Requirement>
Leaving out every picture, retype the lines below from the top through the one that contains "const pairs = arr".
— BEGIN Collected data —
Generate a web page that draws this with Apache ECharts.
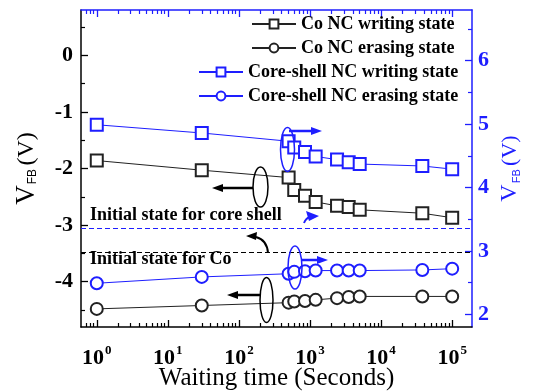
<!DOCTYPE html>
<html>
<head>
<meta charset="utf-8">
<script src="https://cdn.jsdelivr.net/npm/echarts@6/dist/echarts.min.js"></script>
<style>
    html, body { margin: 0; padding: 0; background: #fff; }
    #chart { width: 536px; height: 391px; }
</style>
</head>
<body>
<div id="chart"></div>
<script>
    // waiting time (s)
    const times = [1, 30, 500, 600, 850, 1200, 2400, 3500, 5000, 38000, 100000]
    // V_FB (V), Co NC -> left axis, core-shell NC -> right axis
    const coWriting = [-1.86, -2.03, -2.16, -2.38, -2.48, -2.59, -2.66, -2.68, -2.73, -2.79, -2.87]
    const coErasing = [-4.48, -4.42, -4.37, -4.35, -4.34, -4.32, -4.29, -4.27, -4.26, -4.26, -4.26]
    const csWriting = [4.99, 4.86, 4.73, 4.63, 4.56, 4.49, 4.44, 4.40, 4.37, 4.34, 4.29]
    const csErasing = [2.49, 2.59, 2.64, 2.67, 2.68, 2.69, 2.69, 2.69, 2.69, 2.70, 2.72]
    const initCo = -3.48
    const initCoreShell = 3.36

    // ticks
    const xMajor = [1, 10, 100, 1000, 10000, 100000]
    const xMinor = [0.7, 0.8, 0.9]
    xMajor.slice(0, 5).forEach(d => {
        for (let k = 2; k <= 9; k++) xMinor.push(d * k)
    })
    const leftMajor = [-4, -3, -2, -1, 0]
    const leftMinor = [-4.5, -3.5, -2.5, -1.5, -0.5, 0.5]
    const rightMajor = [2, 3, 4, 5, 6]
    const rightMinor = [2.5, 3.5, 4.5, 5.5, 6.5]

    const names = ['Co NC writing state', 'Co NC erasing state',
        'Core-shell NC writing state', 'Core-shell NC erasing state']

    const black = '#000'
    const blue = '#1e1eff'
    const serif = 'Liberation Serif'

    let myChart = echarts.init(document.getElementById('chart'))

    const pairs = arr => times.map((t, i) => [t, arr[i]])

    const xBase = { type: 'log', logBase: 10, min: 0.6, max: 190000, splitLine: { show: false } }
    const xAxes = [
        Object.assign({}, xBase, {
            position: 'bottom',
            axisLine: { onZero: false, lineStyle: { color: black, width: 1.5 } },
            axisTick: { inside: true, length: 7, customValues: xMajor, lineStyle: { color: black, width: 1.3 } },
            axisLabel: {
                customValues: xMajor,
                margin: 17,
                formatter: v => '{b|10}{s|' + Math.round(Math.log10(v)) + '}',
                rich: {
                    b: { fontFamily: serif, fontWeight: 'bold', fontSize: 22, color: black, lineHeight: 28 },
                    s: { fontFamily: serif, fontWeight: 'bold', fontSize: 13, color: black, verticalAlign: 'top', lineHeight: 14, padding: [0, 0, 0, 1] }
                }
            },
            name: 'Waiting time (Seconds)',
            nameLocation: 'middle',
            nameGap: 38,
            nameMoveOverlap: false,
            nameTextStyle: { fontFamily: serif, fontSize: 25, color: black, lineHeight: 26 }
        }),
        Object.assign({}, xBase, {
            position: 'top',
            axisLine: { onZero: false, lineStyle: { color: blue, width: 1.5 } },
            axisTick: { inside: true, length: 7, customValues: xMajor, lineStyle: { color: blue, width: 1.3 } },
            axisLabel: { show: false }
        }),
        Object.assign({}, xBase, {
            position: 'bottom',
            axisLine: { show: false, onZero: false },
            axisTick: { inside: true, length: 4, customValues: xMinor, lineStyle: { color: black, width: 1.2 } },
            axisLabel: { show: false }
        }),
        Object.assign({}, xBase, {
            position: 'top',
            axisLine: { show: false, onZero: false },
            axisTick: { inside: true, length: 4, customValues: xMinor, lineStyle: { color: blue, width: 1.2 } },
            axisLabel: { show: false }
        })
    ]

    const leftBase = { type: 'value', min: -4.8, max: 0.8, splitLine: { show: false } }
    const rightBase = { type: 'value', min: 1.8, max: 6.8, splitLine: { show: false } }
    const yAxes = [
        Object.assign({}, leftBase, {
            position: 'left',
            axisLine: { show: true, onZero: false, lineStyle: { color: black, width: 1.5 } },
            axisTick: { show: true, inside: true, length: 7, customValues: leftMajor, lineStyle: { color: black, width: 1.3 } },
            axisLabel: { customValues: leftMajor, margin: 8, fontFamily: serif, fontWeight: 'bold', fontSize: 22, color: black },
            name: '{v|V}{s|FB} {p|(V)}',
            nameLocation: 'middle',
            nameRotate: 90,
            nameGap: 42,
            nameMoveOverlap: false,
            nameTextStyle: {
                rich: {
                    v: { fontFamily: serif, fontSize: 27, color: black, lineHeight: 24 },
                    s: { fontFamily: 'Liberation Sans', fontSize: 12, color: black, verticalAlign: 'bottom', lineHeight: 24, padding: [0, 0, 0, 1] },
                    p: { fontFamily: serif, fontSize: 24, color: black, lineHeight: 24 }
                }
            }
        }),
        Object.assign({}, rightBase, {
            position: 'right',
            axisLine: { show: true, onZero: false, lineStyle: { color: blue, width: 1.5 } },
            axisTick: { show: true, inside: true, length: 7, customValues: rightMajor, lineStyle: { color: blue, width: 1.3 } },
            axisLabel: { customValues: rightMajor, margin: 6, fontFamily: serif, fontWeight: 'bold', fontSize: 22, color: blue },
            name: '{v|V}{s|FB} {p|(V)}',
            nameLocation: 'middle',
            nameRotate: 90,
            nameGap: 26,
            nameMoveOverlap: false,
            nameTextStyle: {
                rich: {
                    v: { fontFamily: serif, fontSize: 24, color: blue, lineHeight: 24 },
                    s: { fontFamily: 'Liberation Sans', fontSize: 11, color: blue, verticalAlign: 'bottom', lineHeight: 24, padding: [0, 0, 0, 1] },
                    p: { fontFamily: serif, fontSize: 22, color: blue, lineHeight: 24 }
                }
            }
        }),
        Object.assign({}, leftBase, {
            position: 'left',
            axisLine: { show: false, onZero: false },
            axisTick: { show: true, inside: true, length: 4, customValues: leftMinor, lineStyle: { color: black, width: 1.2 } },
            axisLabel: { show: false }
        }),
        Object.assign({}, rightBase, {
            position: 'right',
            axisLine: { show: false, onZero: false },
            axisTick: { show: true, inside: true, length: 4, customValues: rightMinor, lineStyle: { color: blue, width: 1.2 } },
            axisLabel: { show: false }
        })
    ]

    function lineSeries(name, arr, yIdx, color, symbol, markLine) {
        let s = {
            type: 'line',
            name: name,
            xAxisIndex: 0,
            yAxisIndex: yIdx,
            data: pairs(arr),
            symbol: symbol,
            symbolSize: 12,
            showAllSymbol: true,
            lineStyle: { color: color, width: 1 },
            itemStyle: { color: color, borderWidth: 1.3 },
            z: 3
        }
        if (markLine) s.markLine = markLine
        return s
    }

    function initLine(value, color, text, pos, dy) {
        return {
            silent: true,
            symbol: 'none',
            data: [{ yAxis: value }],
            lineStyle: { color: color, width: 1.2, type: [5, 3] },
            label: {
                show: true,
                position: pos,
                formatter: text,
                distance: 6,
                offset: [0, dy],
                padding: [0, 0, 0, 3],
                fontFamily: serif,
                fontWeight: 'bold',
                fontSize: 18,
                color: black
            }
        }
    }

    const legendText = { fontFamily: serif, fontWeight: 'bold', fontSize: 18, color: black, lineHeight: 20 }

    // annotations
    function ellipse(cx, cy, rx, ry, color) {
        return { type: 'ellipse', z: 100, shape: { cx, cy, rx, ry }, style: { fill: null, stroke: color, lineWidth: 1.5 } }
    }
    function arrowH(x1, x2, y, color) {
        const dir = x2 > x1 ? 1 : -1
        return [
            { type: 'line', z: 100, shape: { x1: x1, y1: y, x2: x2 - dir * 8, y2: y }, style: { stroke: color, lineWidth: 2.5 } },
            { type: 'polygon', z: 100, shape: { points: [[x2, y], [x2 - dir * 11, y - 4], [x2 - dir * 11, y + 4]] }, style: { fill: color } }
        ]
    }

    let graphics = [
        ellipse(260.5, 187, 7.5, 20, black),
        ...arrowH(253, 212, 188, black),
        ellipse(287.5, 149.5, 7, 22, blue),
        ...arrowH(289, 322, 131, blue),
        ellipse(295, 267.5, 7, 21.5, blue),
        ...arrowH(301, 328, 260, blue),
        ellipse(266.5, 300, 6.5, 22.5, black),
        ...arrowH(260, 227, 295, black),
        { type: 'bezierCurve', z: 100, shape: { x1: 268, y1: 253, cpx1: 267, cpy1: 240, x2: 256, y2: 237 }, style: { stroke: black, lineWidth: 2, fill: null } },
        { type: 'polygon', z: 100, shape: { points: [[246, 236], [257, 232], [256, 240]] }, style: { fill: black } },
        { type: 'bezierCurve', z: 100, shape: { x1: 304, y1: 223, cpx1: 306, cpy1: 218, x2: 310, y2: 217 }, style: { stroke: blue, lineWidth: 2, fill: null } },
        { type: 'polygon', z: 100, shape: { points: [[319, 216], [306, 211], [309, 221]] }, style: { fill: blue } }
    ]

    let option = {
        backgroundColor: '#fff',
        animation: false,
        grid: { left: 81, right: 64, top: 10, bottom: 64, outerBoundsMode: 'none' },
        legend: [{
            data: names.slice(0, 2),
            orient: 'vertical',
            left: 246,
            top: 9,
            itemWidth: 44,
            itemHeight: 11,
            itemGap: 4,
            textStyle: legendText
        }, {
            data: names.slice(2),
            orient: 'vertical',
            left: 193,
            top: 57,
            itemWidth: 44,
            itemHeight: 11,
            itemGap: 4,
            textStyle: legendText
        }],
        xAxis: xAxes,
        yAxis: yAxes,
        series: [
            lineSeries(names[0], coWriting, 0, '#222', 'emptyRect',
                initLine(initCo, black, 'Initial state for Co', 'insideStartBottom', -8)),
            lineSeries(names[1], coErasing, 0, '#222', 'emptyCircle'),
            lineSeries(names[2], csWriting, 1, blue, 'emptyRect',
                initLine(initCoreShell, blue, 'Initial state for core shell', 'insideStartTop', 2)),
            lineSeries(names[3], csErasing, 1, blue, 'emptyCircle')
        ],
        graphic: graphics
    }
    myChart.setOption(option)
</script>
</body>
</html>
— END Collected data —
Reply to the exercise>
Generate a web page that draws this with Apache ECharts.
<!DOCTYPE html>
<html>
<head>
<meta charset="utf-8">
<script src="https://cdn.jsdelivr.net/npm/echarts@6/dist/echarts.min.js"></script>
<style>
    html, body { margin: 0; padding: 0; background: #fff; }
    #chart { width: 536px; height: 391px; }
</style>
</head>
<body>
<div id="chart"></div>
<script>
    // waiting time (s)
    const times = [1, 30, 500, 600, 850, 1200, 2400, 3500, 5000, 38000, 100000]
    // V_FB (V), Co NC -> left axis, core-shell NC -> right axis
    const coWriting = [-1.86, -2.03, -2.16, -2.38, -2.48, -2.59, -2.66, -2.68, -2.73, -2.79, -2.87]
    const coErasing = [-4.48, -4.42, -4.37, -4.35, -4.34, -4.32, -4.29, -4.27, -4.26, -4.26, -4.26]
    const csWriting = [4.99, 4.86, 4.73, 4.63, 4.56, 4.49, 4.44, 4.40, 4.37, 4.34, 4.29]
    const csErasing = [2.49, 2.59, 2.64, 2.67, 2.68, 2.69, 2.69, 2.69, 2.69, 2.70, 2.72]
    const initCo = -3.48
    const initCoreShell = 3.36

    // ticks
    const xMajor = [1, 10, 100, 1000, 10000, 100000]
    const xMinor = [0.7, 0.8, 0.9]
    xMajor.slice(0, 5).forEach(d => {
        for (let k = 2; k <= 9; k++) xMinor.push(d * k)
    })
    const leftMajor = [-4, -3, -2, -1, 0]
    const leftMinor = [-4.5, -3.5, -2.5, -1.5, -0.5, 0.5]
    const rightMajor = [2, 3, 4, 5, 6]
    const rightMinor = [2.5, 3.5, 4.5, 5.5, 6.5]

    const names = ['Co NC writing state', 'Co NC erasing state',
        'Core-shell NC writing state', 'Core-shell NC erasing state']

    const black = '#000'
    const blue = '#1e1eff'
    const serif = 'Liberation Serif'

    let myChart = echarts.init(document.getElementById('chart'))

    const pairs = arr => times.map((t, i) => [t, arr[i]])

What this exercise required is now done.